→ **TASK**:
Do not repeat pictures. Repeat exactly the lines of the listing below from its first line through the line with "-- (953, 10);".

++++++++++++++++++++

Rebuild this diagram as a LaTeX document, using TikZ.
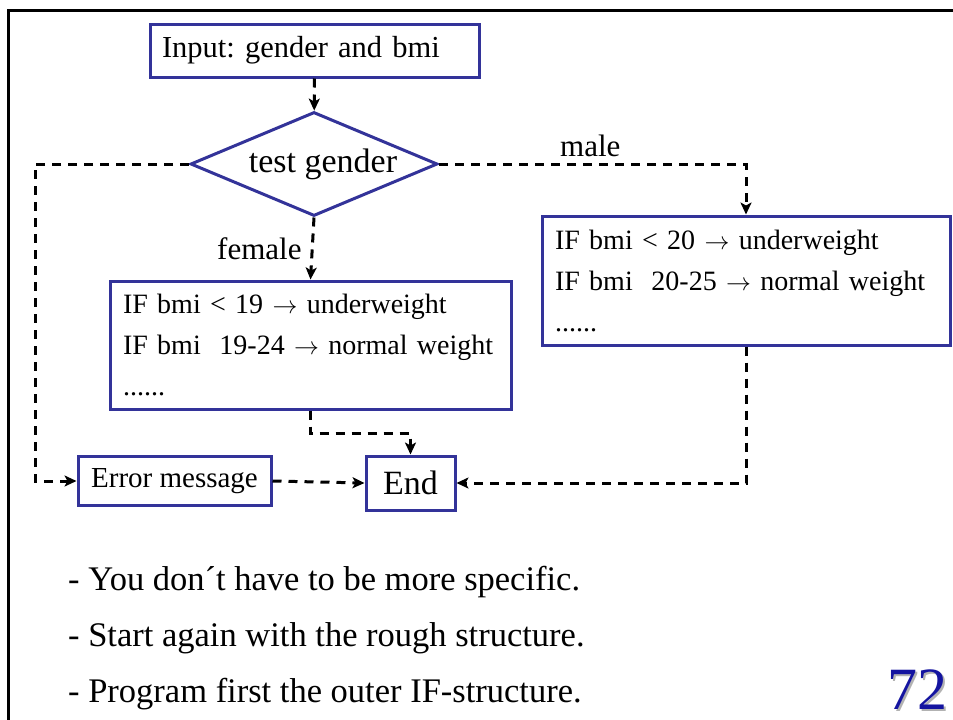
\documentclass[tikz,border=0pt]{standalone}
\usepackage{fontspec}
\setmainfont{Liberation Serif}
\usetikzlibrary{arrows.meta,shapes.geometric,calc,positioning}
\definecolor{boxblue}{RGB}{51,51,153}
\definecolor{pageblue}{RGB}{20,20,160}
\frenchspacing

\begin{document}
\begin{tikzpicture}[x=1pt, y=-1pt,
        box/.style={draw=boxblue, line width=3pt, rectangle, inner sep=0pt},
        rulebox/.style={box, align=left, inner xsep=13pt, font=\fontsize{28}{41}\selectfont},
        flow/.style={->, line width=3pt, dash pattern=on 9pt off 7pt},
        >={Stealth[length=12pt, width=11pt, inset=3pt]},
        lbl/.style={font=\fontsize{31}{36}\selectfont, inner sep=0pt},
        remark/.style={font=\fontsize{34.5}{40}\selectfont, inner sep=0pt, anchor=base west}]
                \useasboundingbox (0, 0) rectangle (953, 720);

                % frame of the slide
                \draw[line width=3pt] (8, 720) -- (8, 10) -- (953, 10);

                % Nodes
                \node[box, align=left, text width=305pt, inner xsep=12pt, minimum height=53pt, font=\fontsize{30.5}{36}\selectfont] at (314.5, 50.5) (input) {Input: gender and bmi};
                \node[box, diamond, aspect=2.375, minimum width=247pt, minimum height=104pt, font=\fontsize{34}{40}\selectfont] at (314, 164) (test) {\hspace{18pt}test gender};
                \node[rulebox, text width=375pt, minimum height=128pt] at (310.5, 345) (female) {IF bmi < 19 $\rightarrow$ underweight\\IF bmi\ \ 19-24 $\rightarrow$ normal weight\\......};
                \node[rulebox, text width=382pt, minimum height=129pt] at (746, 280.5) (male) {IF bmi < 20 $\rightarrow$ underweight\\IF bmi\ \ 20-25 $\rightarrow$ normal weight\\......};
                \node[box, minimum width=193pt, minimum height=49pt, font=\fontsize{29}{34}\selectfont] at (174.5, 481) (error) {Error message};
                \node[box, minimum width=89pt, minimum height=54pt, font=\fontsize{34}{40}\selectfont] at (410.5, 483) (end) {End};

                \node[lbl, anchor=base west] at (217, 259) (femalelbl) {female};
                \node[lbl, anchor=base west] at (560, 156) (malelbl) {male};

                \coordinate (leftturn) at (35, 481);

                % Connectors
                \draw[flow] (input) -- (test);
                \draw[flow] (test.west) -| (leftturn) -- (error.west);
                \draw[flow] (test.east) -| (male.north);
                \draw[flow] (test.south) -- (female.north);
                \draw[flow] (female.south) -- ++(0, 23) -| (end.north);
                \draw[flow] (error.east) -- (end.west);
                \draw[flow] (male.south) |- (end.east);

                % remarks
                \node[remark] at (68, 590) (r1) {- You don´t have to be more specific.};
                \node[remark] at (68, 646) (r2) {- Start again with the rough structure.};
                \node[remark] at (68, 702) (r3) {- Program first the outer IF-structure.};

                \node[font=\fontsize{60}{70}\selectfont, text=black!30, inner sep=0pt, anchor=base] at (919.5, 711) (pgshadow) {72};
                \node[font=\fontsize{60}{70}\selectfont, text=pageblue, inner sep=0pt, anchor=base] at (917.5, 709) (pg) {72};

            \end{tikzpicture}
\end{document}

++++++++++++++++++++

→ **RESULT**:
Rebuild this diagram as a LaTeX document, using TikZ.
\documentclass[tikz,border=0pt]{standalone}
\usepackage{fontspec}
\setmainfont{Liberation Serif}
\usetikzlibrary{arrows.meta,shapes.geometric,calc,positioning}
\definecolor{boxblue}{RGB}{51,51,153}
\definecolor{pageblue}{RGB}{20,20,160}
\frenchspacing

\begin{document}
\begin{tikzpicture}[x=1pt, y=-1pt,
        box/.style={draw=boxblue, line width=3pt, rectangle, inner sep=0pt},
        rulebox/.style={box, align=left, inner xsep=13pt, font=\fontsize{28}{41}\selectfont},
        flow/.style={->, line width=3pt, dash pattern=on 9pt off 7pt},
        >={Stealth[length=12pt, width=11pt, inset=3pt]},
        lbl/.style={font=\fontsize{31}{36}\selectfont, inner sep=0pt},
        remark/.style={font=\fontsize{34.5}{40}\selectfont, inner sep=0pt, anchor=base west}]
                \useasboundingbox (0, 0) rectangle (953, 720);

                % frame of the slide
                \draw[line width=3pt] (8, 720) -- (8, 10) -- (953, 10);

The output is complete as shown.